**Directive**
Repeat every line below exactly, word for word.

####

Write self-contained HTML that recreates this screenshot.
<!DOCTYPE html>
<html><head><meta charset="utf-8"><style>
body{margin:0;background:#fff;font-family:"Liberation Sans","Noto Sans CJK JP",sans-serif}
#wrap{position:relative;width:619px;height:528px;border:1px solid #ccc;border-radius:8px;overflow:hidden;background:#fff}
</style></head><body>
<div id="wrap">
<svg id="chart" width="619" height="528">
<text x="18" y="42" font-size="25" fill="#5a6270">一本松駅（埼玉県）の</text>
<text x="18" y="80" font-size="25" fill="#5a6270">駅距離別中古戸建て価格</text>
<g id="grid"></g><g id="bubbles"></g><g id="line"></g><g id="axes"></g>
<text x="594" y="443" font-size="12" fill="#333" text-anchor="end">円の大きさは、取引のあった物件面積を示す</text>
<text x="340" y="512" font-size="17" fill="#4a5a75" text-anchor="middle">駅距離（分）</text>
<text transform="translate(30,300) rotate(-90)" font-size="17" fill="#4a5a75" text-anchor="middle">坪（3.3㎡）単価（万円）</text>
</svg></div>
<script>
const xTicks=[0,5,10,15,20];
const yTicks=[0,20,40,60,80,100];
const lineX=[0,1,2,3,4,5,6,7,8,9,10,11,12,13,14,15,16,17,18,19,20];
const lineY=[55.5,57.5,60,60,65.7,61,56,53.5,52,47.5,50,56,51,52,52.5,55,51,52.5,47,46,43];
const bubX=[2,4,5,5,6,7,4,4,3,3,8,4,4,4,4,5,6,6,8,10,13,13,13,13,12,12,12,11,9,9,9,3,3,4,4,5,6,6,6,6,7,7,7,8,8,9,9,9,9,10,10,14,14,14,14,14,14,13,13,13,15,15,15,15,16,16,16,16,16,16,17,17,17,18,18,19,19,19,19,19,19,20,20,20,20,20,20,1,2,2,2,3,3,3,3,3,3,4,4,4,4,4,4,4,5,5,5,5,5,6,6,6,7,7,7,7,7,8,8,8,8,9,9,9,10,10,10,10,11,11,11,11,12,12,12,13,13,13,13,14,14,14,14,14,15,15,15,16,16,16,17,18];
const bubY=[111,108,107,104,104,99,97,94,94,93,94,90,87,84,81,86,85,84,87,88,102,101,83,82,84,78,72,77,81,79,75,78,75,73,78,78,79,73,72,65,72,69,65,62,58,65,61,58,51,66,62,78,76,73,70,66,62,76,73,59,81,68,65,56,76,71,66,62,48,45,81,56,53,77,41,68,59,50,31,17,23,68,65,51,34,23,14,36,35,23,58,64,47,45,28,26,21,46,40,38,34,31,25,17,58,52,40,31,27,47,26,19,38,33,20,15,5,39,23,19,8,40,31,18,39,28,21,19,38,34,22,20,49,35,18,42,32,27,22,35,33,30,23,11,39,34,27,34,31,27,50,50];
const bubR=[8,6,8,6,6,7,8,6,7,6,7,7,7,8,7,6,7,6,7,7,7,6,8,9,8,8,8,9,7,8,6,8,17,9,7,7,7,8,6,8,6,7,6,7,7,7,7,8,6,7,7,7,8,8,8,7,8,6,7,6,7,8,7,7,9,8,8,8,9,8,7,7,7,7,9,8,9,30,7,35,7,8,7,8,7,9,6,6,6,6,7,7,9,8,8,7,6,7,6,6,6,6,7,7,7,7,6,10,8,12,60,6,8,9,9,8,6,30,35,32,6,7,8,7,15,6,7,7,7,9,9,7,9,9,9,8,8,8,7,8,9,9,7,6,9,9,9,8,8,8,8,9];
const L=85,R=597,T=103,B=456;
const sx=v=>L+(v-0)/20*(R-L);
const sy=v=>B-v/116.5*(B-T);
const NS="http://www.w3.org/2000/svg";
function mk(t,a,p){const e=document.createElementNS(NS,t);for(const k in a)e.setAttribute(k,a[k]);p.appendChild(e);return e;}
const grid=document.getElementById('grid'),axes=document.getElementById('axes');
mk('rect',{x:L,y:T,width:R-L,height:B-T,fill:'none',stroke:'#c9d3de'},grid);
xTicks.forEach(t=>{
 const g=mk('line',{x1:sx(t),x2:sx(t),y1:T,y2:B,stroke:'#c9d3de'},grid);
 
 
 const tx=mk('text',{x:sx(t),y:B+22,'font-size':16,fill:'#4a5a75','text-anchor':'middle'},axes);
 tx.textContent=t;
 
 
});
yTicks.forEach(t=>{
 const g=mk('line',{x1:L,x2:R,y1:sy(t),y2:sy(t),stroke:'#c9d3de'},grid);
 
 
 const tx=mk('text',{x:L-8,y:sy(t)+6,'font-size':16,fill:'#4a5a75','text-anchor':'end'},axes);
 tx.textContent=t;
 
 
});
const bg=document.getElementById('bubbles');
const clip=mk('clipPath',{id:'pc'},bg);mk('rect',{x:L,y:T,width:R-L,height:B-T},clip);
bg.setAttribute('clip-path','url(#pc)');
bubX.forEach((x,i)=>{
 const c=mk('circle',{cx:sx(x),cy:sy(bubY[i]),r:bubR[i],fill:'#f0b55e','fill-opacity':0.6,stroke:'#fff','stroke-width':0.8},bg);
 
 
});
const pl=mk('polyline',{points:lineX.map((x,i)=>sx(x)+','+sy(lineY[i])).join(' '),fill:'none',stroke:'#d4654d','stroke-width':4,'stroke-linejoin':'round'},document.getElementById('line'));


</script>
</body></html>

####

**Response to this task**
Write self-contained HTML that recreates this screenshot.
<!DOCTYPE html>
<html><head><meta charset="utf-8"><style>
body{margin:0;background:#fff;font-family:"Liberation Sans","Noto Sans CJK JP",sans-serif}
#wrap{position:relative;width:619px;height:528px;border:1px solid #ccc;border-radius:8px;overflow:hidden;background:#fff}
</style></head><body>
<div id="wrap">
<svg id="chart" width="619" height="528">
<text x="18" y="42" font-size="25" fill="#5a6270">一本松駅（埼玉県）の</text>
<text x="18" y="80" font-size="25" fill="#5a6270">駅距離別中古戸建て価格</text>
<g id="grid"></g><g id="bubbles"></g><g id="line"></g><g id="axes"></g>
<text x="594" y="443" font-size="12" fill="#333" text-anchor="end">円の大きさは、取引のあった物件面積を示す</text>
<text x="340" y="512" font-size="17" fill="#4a5a75" text-anchor="middle">駅距離（分）</text>
<text transform="translate(30,300) rotate(-90)" font-size="17" fill="#4a5a75" text-anchor="middle">坪（3.3㎡）単価（万円）</text>
</svg></div>
<script>
const xTicks=[0,5,10,15,20];
const yTicks=[0,20,40,60,80,100];
const lineX=[0,1,2,3,4,5,6,7,8,9,10,11,12,13,14,15,16,17,18,19,20];
const lineY=[55.5,57.5,60,60,65.7,61,56,53.5,52,47.5,50,56,51,52,52.5,55,51,52.5,47,46,43];
const bubX=[2,4,5,5,6,7,4,4,3,3,8,4,4,4,4,5,6,6,8,10,13,13,13,13,12,12,12,11,9,9,9,3,3,4,4,5,6,6,6,6,7,7,7,8,8,9,9,9,9,10,10,14,14,14,14,14,14,13,13,13,15,15,15,15,16,16,16,16,16,16,17,17,17,18,18,19,19,19,19,19,19,20,20,20,20,20,20,1,2,2,2,3,3,3,3,3,3,4,4,4,4,4,4,4,5,5,5,5,5,6,6,6,7,7,7,7,7,8,8,8,8,9,9,9,10,10,10,10,11,11,11,11,12,12,12,13,13,13,13,14,14,14,14,14,15,15,15,16,16,16,17,18];
const bubY=[111,108,107,104,104,99,97,94,94,93,94,90,87,84,81,86,85,84,87,88,102,101,83,82,84,78,72,77,81,79,75,78,75,73,78,78,79,73,72,65,72,69,65,62,58,65,61,58,51,66,62,78,76,73,70,66,62,76,73,59,81,68,65,56,76,71,66,62,48,45,81,56,53,77,41,68,59,50,31,17,23,68,65,51,34,23,14,36,35,23,58,64,47,45,28,26,21,46,40,38,34,31,25,17,58,52,40,31,27,47,26,19,38,33,20,15,5,39,23,19,8,40,31,18,39,28,21,19,38,34,22,20,49,35,18,42,32,27,22,35,33,30,23,11,39,34,27,34,31,27,50,50];
const bubR=[8,6,8,6,6,7,8,6,7,6,7,7,7,8,7,6,7,6,7,7,7,6,8,9,8,8,8,9,7,8,6,8,17,9,7,7,7,8,6,8,6,7,6,7,7,7,7,8,6,7,7,7,8,8,8,7,8,6,7,6,7,8,7,7,9,8,8,8,9,8,7,7,7,7,9,8,9,30,7,35,7,8,7,8,7,9,6,6,6,6,7,7,9,8,8,7,6,7,6,6,6,6,7,7,7,7,6,10,8,12,60,6,8,9,9,8,6,30,35,32,6,7,8,7,15,6,7,7,7,9,9,7,9,9,9,8,8,8,7,8,9,9,7,6,9,9,9,8,8,8,8,9];
const L=85,R=597,T=103,B=456;
const sx=v=>L+(v-0)/20*(R-L);
const sy=v=>B-v/116.5*(B-T);
const NS="http://www.w3.org/2000/svg";
function mk(t,a,p){const e=document.createElementNS(NS,t);for(const k in a)e.setAttribute(k,a[k]);p.appendChild(e);return e;}
const grid=document.getElementById('grid'),axes=document.getElementById('axes');
mk('rect',{x:L,y:T,width:R-L,height:B-T,fill:'none',stroke:'#c9d3de'},grid);
xTicks.forEach(t=>{
 const g=mk('line',{x1:sx(t),x2:sx(t),y1:T,y2:B,stroke:'#c9d3de'},grid);
 
 
 const tx=mk('text',{x:sx(t),y:B+22,'font-size':16,fill:'#4a5a75','text-anchor':'middle'},axes);
 tx.textContent=t;
 
 
});
yTicks.forEach(t=>{
 const g=mk('line',{x1:L,x2:R,y1:sy(t),y2:sy(t),stroke:'#c9d3de'},grid);
 
 
 const tx=mk('text',{x:L-8,y:sy(t)+6,'font-size':16,fill:'#4a5a75','text-anchor':'end'},axes);
 tx.textContent=t;
 
 
});
const bg=document.getElementById('bubbles');
const clip=mk('clipPath',{id:'pc'},bg);mk('rect',{x:L,y:T,width:R-L,height:B-T},clip);
bg.setAttribute('clip-path','url(#pc)');
bubX.forEach((x,i)=>{
 const c=mk('circle',{cx:sx(x),cy:sy(bubY[i]),r:bubR[i],fill:'#f0b55e','fill-opacity':0.6,stroke:'#fff','stroke-width':0.8},bg);
 
 
});
const pl=mk('polyline',{points:lineX.map((x,i)=>sx(x)+','+sy(lineY[i])).join(' '),fill:'none',stroke:'#d4654d','stroke-width':4,'stroke-linejoin':'round'},document.getElementById('line'));


</script>
</body></html>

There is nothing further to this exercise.